Articles of Interest

Monday, October 18, 2004

Consumer media usage - Joe Mandese

Folio: The Magazine for Magazine Management: To Hit Rosy Growth Projections, Mags Need a Year-End Surge - projections for the results for consumer magazines for 2003 - Industry Overview

It's time for prognosticators to update their predictions for the fourth quarter and beyond. And, depending on who you talk to, 2003 will go down as a decent year for consumer magazines - or mediocre at best. At least that's what the three leading industry forecasters - Universal McCann, Zenith Optimedia, and Veronis Suhler Stevenson - would suggest.

On the high end, Universal has consumer magazine ad spending rising 7.0% over 2002. But such optimism is partly due to easy comparisons with the losses of 2002 and 2001, and that outlook seems a bit rosy, given that total U.S. ad spending is projected to rise at half that rate.

Magazine Ad Spending Outlook

Universal is certainly wildly bullish compared with Zenith Optimedia, which projects a 3.0% gain in 2003 and Veronis Suhler Stevenson, which sees a 2.3% gain for the year.

In fact, without some breakout sales in the second half, all of these scenarios may be too rosy. Based on the first seven months of data from Publishers Information Bureau, the industry was on course for a puny 0.2 % increase.

The picture for 2004 and beyond also varies. Universal has yet to release a 2004 magazine outlook, but Zenith predicts magazine ad spending will again rise 3.0% next year; Veronis predicts it will rebound 7.2%. In fact, Veronis anticipates ad demand will remain strong and sustainable through 2007 (see table), the last year of its current long-term forecast. While Zenith doesn't look quite that far out, it does see a modest improvement in 2005, when it sees magazine ad spending rising 4.0%.

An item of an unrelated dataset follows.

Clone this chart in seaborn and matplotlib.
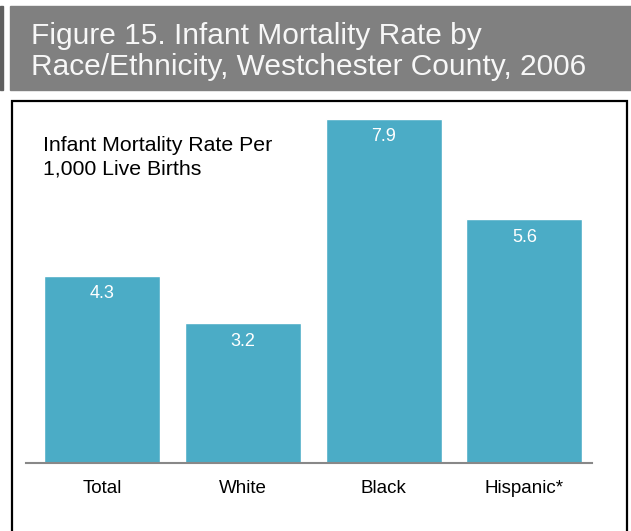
import matplotlib
matplotlib.use("Agg")
import matplotlib.pyplot as plt
import matplotlib.patches as patches
import seaborn as sns
import pandas as pd

categories = ["Total", "White", "Black", "Hispanic*"]
rates = [4.3, 3.2, 7.9, 5.6]
value_labels = ["4.3", "3.2", "7.9", "5.6"]

title = "Figure 15. Infant Mortality Rate by\nRace/Ethnicity, Westchester County, 2006"
ylabel = "Infant Mortality Rate Per\n1,000 Live Births"

sns.set_style("white")
plt.rcParams['font.family'] = ['Liberation Sans', 'DejaVu Sans']

W, H = 631, 531
fig = plt.figure(figsize=(W / 100, H / 100), dpi=100)

# title banner
fig.patches.append(patches.Rectangle((10 / W, 1 - 90 / H), 621 / W, 84 / H,
                                     transform=fig.transFigure, color="#808080", zorder=0))
fig.patches.append(patches.Rectangle((0, 1 - 90 / H), 3 / W, 84 / H,
                                     transform=fig.transFigure, color="#606060", zorder=0))
fig.text(31 / W, 1 - 22 / H, title, color="#f7f7f7", fontsize=21.5, va="top", ha="left",
         linespacing=1.12)

# chart frame
fig.patches.append(patches.Rectangle((12 / W, -0.01), 615 / W, 1 - 101 / H + 0.01,
                                     transform=fig.transFigure, fill=False,
                                     edgecolor="black", linewidth=1.6, zorder=1))

ax = fig.add_axes([26 / W, 68 / H, 566 / W, 353 / H])
df = pd.DataFrame({"category": categories, "rate": rates})
sns.barplot(data=df, x="category", y="rate", color="#4BACC6", saturation=1,
            width=0.825, ax=ax)

ax.set_xlim(-0.54, 3.48)
ax.set_ylim(0, 353 / 43.6)
ax.set_yticks([])
ax.set_xlabel("")
ax.set_ylabel("")
for s in ["top", "right", "left"]:
    ax.spines[s].set_visible(False)
ax.spines["bottom"].set_color("#888888")
ax.spines["bottom"].set_linewidth(1.5)
ax.tick_params(axis="x", length=0, pad=12, labelsize=13.5, labelcolor="black")
ax.patch.set_alpha(0)

for i, (v, lab) in enumerate(zip(rates, value_labels)):
    ax.annotate(lab, (i, v), xytext=(0, -7), textcoords="offset points",
                ha="center", va="top", color="white", fontsize=13)

fig.text(43 / W, 1 - 136 / H, ylabel, fontsize=15.3, va="top", ha="left",
         color="black", linespacing=1.3)

fig.savefig("out.png", dpi=100)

Ad Dollars Per Consumer Hour With Media

One reason Veronis has a rosy long-term outlook is that it pays close attention to how magazines compete with other media. The two key metrics are time spent with a medium and a newer metric the magazine industry has dubbed "wantedness." Based on the first, magazines perform pretty badly. Of the five major media - TV, radio, newspapers, magazines, and the Internet - consumer magazines rank last in terms of per capita time: 123 hours per person per year. By comparison, the average consumer watches 1,726 hours of television each year.

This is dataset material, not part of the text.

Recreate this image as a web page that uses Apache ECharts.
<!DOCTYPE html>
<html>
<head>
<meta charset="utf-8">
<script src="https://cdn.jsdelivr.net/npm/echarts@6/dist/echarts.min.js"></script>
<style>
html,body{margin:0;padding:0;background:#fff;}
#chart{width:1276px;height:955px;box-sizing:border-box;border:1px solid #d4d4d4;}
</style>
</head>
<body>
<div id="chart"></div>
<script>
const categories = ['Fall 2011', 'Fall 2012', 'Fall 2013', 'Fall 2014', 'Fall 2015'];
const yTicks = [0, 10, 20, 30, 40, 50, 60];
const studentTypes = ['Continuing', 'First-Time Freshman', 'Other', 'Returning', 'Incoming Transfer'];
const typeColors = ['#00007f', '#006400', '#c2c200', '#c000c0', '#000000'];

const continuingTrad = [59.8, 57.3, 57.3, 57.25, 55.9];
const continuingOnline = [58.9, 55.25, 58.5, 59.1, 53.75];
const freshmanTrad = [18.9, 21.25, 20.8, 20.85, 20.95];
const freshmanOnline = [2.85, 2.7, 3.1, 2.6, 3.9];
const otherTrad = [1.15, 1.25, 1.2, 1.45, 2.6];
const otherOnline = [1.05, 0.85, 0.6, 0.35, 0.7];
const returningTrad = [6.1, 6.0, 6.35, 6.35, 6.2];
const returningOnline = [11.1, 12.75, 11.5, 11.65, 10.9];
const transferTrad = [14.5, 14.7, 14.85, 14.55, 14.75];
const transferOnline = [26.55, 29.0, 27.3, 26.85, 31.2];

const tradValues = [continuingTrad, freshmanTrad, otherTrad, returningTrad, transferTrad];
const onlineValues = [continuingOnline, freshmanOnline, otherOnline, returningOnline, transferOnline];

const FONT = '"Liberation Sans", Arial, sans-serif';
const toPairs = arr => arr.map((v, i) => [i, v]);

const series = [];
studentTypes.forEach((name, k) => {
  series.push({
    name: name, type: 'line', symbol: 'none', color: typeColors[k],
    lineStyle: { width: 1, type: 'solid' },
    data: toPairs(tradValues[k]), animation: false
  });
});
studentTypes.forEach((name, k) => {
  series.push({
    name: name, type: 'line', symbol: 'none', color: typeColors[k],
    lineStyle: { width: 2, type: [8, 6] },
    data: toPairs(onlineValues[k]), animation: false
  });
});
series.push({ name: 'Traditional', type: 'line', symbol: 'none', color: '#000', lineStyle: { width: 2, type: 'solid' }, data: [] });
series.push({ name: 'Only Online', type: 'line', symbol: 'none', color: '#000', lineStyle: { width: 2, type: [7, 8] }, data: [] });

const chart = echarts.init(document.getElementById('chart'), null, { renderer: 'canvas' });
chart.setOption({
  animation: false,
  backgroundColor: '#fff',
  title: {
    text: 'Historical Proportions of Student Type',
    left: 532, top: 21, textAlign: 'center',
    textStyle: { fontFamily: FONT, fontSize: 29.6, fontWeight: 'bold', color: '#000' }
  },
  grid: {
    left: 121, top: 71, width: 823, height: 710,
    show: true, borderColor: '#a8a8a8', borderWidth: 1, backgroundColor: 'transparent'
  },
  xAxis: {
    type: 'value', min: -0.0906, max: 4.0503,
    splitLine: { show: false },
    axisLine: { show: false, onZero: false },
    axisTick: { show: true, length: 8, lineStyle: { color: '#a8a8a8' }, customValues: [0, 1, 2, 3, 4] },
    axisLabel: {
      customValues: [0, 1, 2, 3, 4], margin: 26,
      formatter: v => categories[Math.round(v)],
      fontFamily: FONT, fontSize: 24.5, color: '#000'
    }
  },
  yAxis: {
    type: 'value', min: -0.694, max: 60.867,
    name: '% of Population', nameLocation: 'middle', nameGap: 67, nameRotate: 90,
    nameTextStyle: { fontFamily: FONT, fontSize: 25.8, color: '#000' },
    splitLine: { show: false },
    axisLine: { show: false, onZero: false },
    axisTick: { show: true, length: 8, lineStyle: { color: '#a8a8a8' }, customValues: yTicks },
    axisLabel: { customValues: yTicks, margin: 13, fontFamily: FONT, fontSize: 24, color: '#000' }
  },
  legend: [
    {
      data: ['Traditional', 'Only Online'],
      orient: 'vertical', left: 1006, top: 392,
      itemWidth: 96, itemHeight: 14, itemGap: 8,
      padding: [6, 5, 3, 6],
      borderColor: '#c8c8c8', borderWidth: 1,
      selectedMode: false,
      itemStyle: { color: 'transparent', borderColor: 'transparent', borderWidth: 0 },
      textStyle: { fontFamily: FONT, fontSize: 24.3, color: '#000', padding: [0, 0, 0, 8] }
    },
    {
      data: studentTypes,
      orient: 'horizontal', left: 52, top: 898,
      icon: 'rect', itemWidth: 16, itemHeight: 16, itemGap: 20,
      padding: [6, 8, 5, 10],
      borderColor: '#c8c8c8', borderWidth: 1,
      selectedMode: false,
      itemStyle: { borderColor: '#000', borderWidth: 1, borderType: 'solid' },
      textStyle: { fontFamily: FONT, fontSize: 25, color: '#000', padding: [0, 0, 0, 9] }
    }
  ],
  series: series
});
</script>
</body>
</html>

If that were the end of the story, the outlook for consumer magazines would be grim, indeed. But when you factor in another component of the Veronis data - how much people pay for the media they consume - the picture brightens considerably for magazines. The amount consumers pay for media is considered a vital component of so-called wantedness, and although magazines are consumed relatively few hours per year, the relative amount consumers pay for those hours - 38 cents - is the highest of any traditional medium.

By comparison, the average TV hour - the cost of cable or satellite TV - costs only 14 cents per person per year, the same as the average of the major consumer media. Radio is an even bigger bargain and presumably a greater "wantedness" question mark to Madison Avenue. It's free.

Only the other print medium - newspapers - rivals magazines in terms of the amount consumers pay per hour: 31 cents. And the only major medium to surpass print's relative consumer value is the Internet, at 58 cents per hour.